Say goodbye to the cubicle: How office size is changing
There once was a time when your office or cubicle was a sign of your career level. A time when the large corner office meant you had “made it.” In the 1920s, the typical office environment had open desks and private offices. The cubicle panel hadn’t been invented yet and everyone worked on typewriters. People worked in what we now call “benching” without privacy or noise concerns.
Employees used to work their whole career to achieve the status symbol of a large corner office, but in recent years, there has been a major shift away from this type of thinking. Whether this shift comes from a new generation of upper management, such as Facebook’s CEO, Mark Zuckerberg, who, without hesitation, works in an open environment side by side with his employees, or the huge technological advances over the past 30 years, there is undeniable evidence that the space a worker needs to function productively is shrinking.
Before there was technology to worry about, the typical desk was singular. There were no “l-shape” or “u-shaped” desks. The “size” of the desk wasn’t important, but on average they were 3’ x 5’ with some storage on each end for pencils, paper, and files. This type of office remained through the 1950s until G.W. Haworth was asked to create the first modular wall partition.
Since the early 2000s, another major technology shift has affected employees’ workspace size. Flat screen monitors and larger CPUs hold more electronic documents than ever before. Companies started supplying employees with laptops, tablets, and cellphones that no longer tethered them to their desks eight hours a day. Ever heard of a little company named Apple, or an iSomething? We are, and have been for a while, in the Technological Revolution.
With less space needed for computers and paper, there’s less need for large cubicles and offices. We’ve learned that people typically only use the space that’s within arms’ reach, anyway. As less storage and surface area are needed, we’re seeing cubicles and offices reverting back to more open styles.

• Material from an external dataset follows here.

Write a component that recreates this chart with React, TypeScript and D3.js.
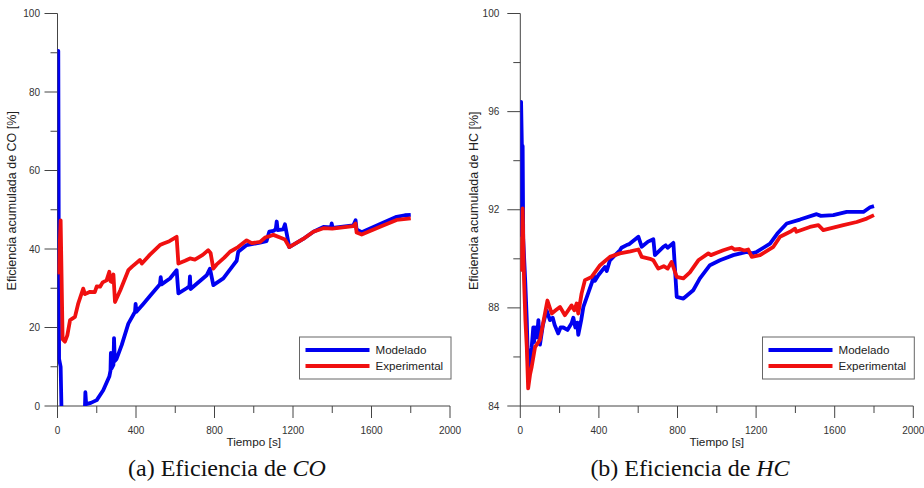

Despite some clients being uneasy about such a dramatic change, we are seeing more and more of them moving towards some version of this. Younger generations like Gen X and Millennials are beginning to dominate the workforce and expect workplaces to reflect this style, with smaller footprints, lower panels, shared storage areas, and collaboration spaces that are supported by technology. Although Baby Boomers and Gen Y may not feel comfortable giving up their cushy corner office, it actually allows employees to communicate better, sharing ideas and becoming more productive overall.